* Objective
In the listing below, locate the line that contains "Give me the matplotlib source for this chart." and the line that contains "bot_y_labels = ['', '200', '', '400', '', '600', '', '800']". Restate word for word those two lines and every line between them, and nothing else.

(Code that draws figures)
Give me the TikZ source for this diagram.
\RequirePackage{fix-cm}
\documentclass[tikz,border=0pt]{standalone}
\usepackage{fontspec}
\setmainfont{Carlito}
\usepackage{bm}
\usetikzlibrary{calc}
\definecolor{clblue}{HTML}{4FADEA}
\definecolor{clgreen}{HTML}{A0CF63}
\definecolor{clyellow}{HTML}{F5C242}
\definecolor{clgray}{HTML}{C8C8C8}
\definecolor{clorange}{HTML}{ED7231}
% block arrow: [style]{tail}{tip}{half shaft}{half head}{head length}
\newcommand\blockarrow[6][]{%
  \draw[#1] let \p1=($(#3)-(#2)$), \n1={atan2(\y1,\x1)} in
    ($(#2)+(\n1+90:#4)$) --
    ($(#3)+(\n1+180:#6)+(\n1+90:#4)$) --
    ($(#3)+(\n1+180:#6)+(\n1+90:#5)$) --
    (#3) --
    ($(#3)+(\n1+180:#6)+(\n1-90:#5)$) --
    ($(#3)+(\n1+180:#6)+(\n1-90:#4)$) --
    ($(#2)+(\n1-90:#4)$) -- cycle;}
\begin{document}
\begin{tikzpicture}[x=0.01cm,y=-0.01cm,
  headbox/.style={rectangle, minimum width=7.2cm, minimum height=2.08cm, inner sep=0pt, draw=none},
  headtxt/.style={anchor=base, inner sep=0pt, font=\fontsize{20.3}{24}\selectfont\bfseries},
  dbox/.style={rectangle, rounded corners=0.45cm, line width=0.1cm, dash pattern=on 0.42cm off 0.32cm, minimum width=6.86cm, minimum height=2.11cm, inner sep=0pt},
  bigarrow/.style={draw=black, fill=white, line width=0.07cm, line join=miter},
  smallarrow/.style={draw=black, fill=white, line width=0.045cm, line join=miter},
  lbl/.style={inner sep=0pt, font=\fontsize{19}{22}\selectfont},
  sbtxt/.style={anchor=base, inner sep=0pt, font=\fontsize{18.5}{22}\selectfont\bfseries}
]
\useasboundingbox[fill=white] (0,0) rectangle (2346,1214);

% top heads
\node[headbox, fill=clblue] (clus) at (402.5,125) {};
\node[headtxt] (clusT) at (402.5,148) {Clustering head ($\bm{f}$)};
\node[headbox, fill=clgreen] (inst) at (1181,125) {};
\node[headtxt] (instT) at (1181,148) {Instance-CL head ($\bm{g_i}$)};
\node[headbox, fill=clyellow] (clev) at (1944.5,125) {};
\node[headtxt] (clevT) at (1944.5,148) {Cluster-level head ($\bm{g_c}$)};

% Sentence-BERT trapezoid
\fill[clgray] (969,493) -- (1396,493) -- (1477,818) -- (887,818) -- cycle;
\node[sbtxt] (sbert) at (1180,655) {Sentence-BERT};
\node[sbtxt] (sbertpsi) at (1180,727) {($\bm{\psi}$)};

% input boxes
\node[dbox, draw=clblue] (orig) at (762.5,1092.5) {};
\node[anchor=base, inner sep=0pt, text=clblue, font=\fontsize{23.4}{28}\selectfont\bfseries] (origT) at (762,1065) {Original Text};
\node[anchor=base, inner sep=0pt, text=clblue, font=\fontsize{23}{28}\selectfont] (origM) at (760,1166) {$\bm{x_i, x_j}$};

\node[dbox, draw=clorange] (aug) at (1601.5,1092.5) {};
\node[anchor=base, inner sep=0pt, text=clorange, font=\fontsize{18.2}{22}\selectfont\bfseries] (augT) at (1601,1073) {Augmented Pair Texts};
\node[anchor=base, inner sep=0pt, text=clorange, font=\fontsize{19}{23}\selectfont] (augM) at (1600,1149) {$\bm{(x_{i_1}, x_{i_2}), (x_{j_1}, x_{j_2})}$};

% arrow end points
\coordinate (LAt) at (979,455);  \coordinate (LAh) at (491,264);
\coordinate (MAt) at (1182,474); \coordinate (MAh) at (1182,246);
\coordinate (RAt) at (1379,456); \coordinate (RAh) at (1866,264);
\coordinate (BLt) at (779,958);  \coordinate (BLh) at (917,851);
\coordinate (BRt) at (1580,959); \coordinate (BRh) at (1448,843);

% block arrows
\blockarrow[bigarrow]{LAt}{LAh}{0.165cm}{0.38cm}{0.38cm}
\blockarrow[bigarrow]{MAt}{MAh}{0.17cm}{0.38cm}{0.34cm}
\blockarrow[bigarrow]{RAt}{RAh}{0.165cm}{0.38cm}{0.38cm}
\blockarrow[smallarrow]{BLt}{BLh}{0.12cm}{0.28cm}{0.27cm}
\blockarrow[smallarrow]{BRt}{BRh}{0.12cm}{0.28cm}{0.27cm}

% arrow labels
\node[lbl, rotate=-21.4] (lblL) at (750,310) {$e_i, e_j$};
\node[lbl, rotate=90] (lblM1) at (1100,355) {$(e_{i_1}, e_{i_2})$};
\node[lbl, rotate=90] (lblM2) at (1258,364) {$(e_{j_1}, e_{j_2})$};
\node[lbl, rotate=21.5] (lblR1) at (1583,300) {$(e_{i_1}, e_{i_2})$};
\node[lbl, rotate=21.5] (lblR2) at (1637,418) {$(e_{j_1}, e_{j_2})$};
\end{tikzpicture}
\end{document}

* * *

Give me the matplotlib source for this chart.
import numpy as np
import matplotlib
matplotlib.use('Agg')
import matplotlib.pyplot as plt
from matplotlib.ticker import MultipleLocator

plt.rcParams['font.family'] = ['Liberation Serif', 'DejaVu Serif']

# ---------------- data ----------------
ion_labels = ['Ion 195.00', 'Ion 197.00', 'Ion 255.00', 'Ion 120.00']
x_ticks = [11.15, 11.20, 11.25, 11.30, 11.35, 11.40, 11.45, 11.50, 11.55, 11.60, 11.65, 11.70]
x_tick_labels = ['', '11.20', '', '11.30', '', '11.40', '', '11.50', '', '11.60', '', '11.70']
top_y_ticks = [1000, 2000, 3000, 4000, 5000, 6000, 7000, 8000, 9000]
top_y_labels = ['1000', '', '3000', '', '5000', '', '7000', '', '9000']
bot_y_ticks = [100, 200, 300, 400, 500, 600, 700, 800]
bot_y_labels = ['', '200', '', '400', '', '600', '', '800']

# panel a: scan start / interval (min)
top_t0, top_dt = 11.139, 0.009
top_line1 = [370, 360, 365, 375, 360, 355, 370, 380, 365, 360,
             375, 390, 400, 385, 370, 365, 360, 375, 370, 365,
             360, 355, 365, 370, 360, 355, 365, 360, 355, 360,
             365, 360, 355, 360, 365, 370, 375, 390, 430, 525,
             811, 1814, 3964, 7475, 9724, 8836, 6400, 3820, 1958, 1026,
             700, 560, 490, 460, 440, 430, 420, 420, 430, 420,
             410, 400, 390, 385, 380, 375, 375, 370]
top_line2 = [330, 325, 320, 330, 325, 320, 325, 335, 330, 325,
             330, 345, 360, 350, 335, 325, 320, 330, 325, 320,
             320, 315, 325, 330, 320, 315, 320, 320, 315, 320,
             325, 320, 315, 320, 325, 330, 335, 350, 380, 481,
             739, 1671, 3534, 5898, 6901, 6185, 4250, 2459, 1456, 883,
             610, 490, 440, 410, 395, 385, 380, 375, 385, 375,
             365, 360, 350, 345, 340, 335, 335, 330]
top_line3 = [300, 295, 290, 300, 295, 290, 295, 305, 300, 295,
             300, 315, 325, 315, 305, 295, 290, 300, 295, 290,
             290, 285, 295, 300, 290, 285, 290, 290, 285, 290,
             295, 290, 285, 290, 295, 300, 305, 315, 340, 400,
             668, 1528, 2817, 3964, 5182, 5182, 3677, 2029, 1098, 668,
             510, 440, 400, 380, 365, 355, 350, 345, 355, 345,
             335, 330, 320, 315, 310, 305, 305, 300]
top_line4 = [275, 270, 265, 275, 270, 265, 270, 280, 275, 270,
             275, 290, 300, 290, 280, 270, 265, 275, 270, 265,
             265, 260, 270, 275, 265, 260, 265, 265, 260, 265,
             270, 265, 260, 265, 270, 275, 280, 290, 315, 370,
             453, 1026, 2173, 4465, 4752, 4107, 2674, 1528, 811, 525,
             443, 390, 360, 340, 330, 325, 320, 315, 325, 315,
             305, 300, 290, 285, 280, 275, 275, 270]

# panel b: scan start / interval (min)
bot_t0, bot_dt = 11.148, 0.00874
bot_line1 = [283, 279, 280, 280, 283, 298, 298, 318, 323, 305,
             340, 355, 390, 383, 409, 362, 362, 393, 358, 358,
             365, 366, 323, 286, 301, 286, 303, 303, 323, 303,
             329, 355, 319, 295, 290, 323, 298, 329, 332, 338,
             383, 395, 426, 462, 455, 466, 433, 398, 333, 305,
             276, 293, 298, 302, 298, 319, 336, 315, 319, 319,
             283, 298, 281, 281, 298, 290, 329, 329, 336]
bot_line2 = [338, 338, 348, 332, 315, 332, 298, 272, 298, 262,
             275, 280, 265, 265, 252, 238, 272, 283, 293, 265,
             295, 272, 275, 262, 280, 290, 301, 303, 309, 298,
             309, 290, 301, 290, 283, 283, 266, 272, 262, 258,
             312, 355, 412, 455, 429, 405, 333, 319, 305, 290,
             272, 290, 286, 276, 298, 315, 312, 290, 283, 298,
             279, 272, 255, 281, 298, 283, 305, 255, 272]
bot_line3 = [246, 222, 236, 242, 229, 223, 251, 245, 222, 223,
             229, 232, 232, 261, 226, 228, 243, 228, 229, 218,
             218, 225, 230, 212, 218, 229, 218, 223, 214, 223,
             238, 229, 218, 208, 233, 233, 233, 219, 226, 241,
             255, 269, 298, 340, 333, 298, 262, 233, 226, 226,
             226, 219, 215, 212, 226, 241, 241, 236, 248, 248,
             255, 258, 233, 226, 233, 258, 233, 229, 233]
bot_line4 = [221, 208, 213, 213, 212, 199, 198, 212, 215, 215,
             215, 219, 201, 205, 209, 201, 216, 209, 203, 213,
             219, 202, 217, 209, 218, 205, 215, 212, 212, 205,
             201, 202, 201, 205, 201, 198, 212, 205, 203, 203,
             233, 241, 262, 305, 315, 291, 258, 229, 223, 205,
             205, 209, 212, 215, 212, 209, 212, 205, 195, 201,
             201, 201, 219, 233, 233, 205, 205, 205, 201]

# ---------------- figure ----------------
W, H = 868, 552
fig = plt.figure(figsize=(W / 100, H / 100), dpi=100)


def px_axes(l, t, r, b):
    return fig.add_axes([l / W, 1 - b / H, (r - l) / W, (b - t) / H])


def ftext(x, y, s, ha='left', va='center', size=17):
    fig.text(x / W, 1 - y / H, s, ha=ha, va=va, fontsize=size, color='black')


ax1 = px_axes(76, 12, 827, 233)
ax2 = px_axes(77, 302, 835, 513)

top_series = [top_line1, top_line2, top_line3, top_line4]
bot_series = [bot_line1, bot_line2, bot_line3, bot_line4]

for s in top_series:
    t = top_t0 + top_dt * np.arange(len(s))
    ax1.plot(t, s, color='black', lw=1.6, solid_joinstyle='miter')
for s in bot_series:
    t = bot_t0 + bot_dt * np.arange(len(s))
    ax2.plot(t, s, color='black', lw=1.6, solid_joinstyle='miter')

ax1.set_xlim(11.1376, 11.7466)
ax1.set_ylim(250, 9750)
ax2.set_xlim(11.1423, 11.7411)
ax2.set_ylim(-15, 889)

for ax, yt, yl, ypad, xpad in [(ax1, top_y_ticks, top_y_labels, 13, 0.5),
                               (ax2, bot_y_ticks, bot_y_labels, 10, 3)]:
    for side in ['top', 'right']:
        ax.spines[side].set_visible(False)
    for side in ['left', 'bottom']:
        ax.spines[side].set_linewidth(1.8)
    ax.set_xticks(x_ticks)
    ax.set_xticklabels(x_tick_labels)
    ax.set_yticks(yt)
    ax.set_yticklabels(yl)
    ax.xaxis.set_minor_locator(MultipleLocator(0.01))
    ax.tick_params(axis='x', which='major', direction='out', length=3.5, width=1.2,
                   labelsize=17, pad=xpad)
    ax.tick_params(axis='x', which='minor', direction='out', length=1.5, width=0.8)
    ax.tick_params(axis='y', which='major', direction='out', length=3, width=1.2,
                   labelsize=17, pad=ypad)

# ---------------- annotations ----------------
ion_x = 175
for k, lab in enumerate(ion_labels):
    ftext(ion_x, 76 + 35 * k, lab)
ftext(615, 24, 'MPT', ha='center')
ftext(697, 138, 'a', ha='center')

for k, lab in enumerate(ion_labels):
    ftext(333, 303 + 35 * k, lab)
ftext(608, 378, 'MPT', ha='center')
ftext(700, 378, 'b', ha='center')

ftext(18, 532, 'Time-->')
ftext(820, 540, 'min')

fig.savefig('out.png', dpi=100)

* Solution to the exercise
Give me the matplotlib source for this chart.
import numpy as np
import matplotlib
matplotlib.use('Agg')
import matplotlib.pyplot as plt
from matplotlib.ticker import MultipleLocator

plt.rcParams['font.family'] = ['Liberation Serif', 'DejaVu Serif']

# ---------------- data ----------------
ion_labels = ['Ion 195.00', 'Ion 197.00', 'Ion 255.00', 'Ion 120.00']
x_ticks = [11.15, 11.20, 11.25, 11.30, 11.35, 11.40, 11.45, 11.50, 11.55, 11.60, 11.65, 11.70]
x_tick_labels = ['', '11.20', '', '11.30', '', '11.40', '', '11.50', '', '11.60', '', '11.70']
top_y_ticks = [1000, 2000, 3000, 4000, 5000, 6000, 7000, 8000, 9000]
top_y_labels = ['1000', '', '3000', '', '5000', '', '7000', '', '9000']
bot_y_ticks = [100, 200, 300, 400, 500, 600, 700, 800]
bot_y_labels = ['', '200', '', '400', '', '600', '', '800']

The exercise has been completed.